→ **Given data**:
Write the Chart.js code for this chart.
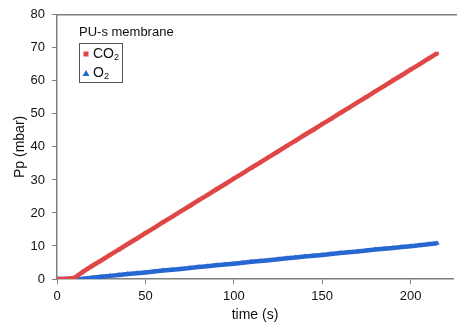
<!DOCTYPE html>
<html>
<head>
<meta charset="utf-8">
<script src="https://cdn.jsdelivr.net/npm/chart.js@4/dist/chart.umd.min.js"></script>
<style>
  html, body { margin: 0; padding: 0; background: #fff; }
  #wrap { width: 457px; height: 327px; position: relative; }
</style>
</head>
<body>
<div id="wrap"><canvas id="ppChart" width="457" height="327"></canvas></div>
<script>
/* Pp vs time, PU-s membrane */

const timeSec = [0, 5, 10, 15, 20, 25, 30, 35, 40, 45, 50, 55, 60, 65, 70, 75, 80, 85, 90, 95,
    100, 105, 110, 115, 120, 125, 130, 135, 140, 145, 150, 155, 160, 165, 170, 175, 180, 185,
    190, 195, 200, 205, 210, 215];
const co2Pp = [0, 0, 0.4, 2.3, 4.0, 5.6, 7.3, 8.9, 10.6, 12.2, 13.9, 15.5, 17.2, 18.8, 20.5,
    22.1, 23.8, 25.4, 27.1, 28.7, 30.4, 32.0, 33.7, 35.3, 37.0, 38.6, 40.3, 41.9, 43.6, 45.2,
    46.9, 48.5, 50.2, 51.8, 53.5, 55.1, 56.8, 58.4, 60.1, 61.7, 63.4, 65.0, 66.7, 68.3];
const o2Pp = [0, 0, 0, 0.1, 0.35, 0.65, 0.95, 1.2, 1.5, 1.75, 2.0, 2.3, 2.55, 2.8, 3.05, 3.35,
    3.6, 3.85, 4.15, 4.4, 4.65, 4.9, 5.2, 5.45, 5.7, 6.0, 6.25, 6.5, 6.8, 7.05, 7.3, 7.55, 7.85,
    8.1, 8.35, 8.65, 8.9, 9.15, 9.4, 9.7, 9.95, 10.2, 10.5, 10.8];
const seriesLabels = ['CO₂', 'O₂'];
const legendTitle = 'PU-s membrane';
const xTickValues = [0, 50, 100, 150, 200];

const FONT = 'Liberation Sans, Arial, sans-serif';
const AXIS_COLOR = '#7f7f7f';

function toPoints(ys) {
    return timeSec.map((t, i) => ({ x: t, y: ys[i] }));
}

// draws "CO₂" with a real lowered, smaller subscript digit
function drawChemLabel(ctx, text, x, y) {
    let cx = x;
    for (const ch of text) {
        const sub = '₀₁₂₃₄₅₆₇₈₉'.indexOf(ch);
        if (sub >= 0) {
            ctx.font = '9px ' + FONT;
            ctx.fillText(String(sub), cx, y + 3.5);
            cx += ctx.measureText(String(sub)).width;
        } else {
            ctx.font = '14px ' + FONT;
            ctx.fillText(ch, cx, y);
            cx += ctx.measureText(ch).width;
        }
    }
}

// frame line on top + boxed legend like the original figure
const frameAndLegend = {
    id: 'frameAndLegend',
    afterDraw(chart) {
        const { ctx, chartArea } = chart;
        ctx.save();
        ctx.strokeStyle = AXIS_COLOR;
        ctx.lineWidth = 1.5;
        ctx.beginPath();
        ctx.moveTo(chartArea.left, chartArea.top);
        ctx.lineTo(chart.width, chartArea.top);
        ctx.stroke();

        const lx = 79;
        const ly = 43;
        ctx.fillStyle = '#111';
        ctx.font = '13px ' + FONT;
        ctx.textBaseline = 'middle';
        ctx.fillText(legendTitle, lx, 32);

        ctx.strokeStyle = '#555';
        ctx.lineWidth = 1;
        ctx.strokeRect(lx + 0.5, ly + 0.5, 43, 39);

        chart.data.datasets.forEach((ds, i) => {
            const cy = ly + 11 + i * 19;
            ctx.fillStyle = ds.borderColor;
            if (ds.pointStyle === 'triangle') {
                ctx.beginPath();
                ctx.moveTo(lx + 7, cy - 3);
                ctx.lineTo(lx + 10.5, cy + 3);
                ctx.lineTo(lx + 3.5, cy + 3);
                ctx.closePath();
                ctx.fill();
            } else {
                ctx.fillRect(lx + 4.5, cy - 2.5, 5, 5);
            }
            ctx.fillStyle = '#111';
            drawChemLabel(ctx, ds.label, lx + 14, cy);
        });
        ctx.restore();
    }
};

new Chart(document.getElementById('ppChart').getContext('2d'), {
    type: 'line',
    data: {
        datasets: [
            {
                label: seriesLabels[0],
                data: toPoints(co2Pp),
                borderColor: '#e04646',
                backgroundColor: '#e04646',
                borderWidth: 4.5,
                pointStyle: 'rect',
                pointRadius: 2.5,
                pointBorderWidth: 0,
                tension: 0
            },
            {
                label: seriesLabels[1],
                data: toPoints(o2Pp),
                borderColor: '#2767d2',
                backgroundColor: '#2767d2',
                borderWidth: 4.5,
                pointStyle: 'triangle',
                pointRadius: 3,
                pointBorderWidth: 0,
                tension: 0
            }
        ]
    },
    options: {
        responsive: false,
        animation: false,
        layout: { padding: { top: 9, right: 0, left: 0, bottom: 0 } },
        plugins: {
            legend: { display: false },
            tooltip: { enabled: false }
        },
        scales: {
            x: {
                type: 'linear',
                min: 0,
                max: 224,
                afterBuildTicks: (scale) => {
                    scale.ticks = xTickValues.map((v) => ({ value: v }));
                },
                afterFit: (scale) => {
                    scale.height = 48;
                    scale.paddingRight = 0;
                },
                grid: {
                    display: true,
                    drawOnChartArea: false,
                    drawTicks: true,
                    tickLength: 5,
                    color: AXIS_COLOR
                },
                border: { color: AXIS_COLOR, width: 1.5 },
                ticks: {
                    color: '#111',
                    font: { family: FONT, size: 13 },
                    padding: 5,
                    maxRotation: 0
                },
                title: {
                    display: true,
                    text: 'time (s)',
                    color: '#111',
                    font: { family: FONT, size: 14 },
                    padding: { top: 3, bottom: 3 }
                }
            },
            y: {
                min: 0,
                max: 80,
                ticks: {
                    stepSize: 10,
                    color: '#111',
                    font: { family: FONT, size: 13 },
                    padding: 7
                },
                afterFit: (scale) => { scale.width = 57; },
                grid: {
                    display: true,
                    drawOnChartArea: false,
                    drawTicks: true,
                    tickLength: 5,
                    color: AXIS_COLOR
                },
                border: { color: AXIS_COLOR, width: 1.5 },
                title: {
                    display: true,
                    text: 'Pp (mbar)',
                    color: '#111',
                    font: { family: FONT, size: 14 },
                    padding: { top: 11.5, bottom: 0 }
                }
            }
        }
    },
    plugins: [frameAndLegend]
});
</script>
</body>
</html>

→ **Your task**: Please quote the lines of the material, beginning with the first and ending with the one that contains "PU-s membrane */", exactly as written and without any pictures.

→ **Complete answer**:
Write the Chart.js code for this chart.
<!DOCTYPE html>
<html>
<head>
<meta charset="utf-8">
<script src="https://cdn.jsdelivr.net/npm/chart.js@4/dist/chart.umd.min.js"></script>
<style>
  html, body { margin: 0; padding: 0; background: #fff; }
  #wrap { width: 457px; height: 327px; position: relative; }
</style>
</head>
<body>
<div id="wrap"><canvas id="ppChart" width="457" height="327"></canvas></div>
<script>
/* Pp vs time, PU-s membrane */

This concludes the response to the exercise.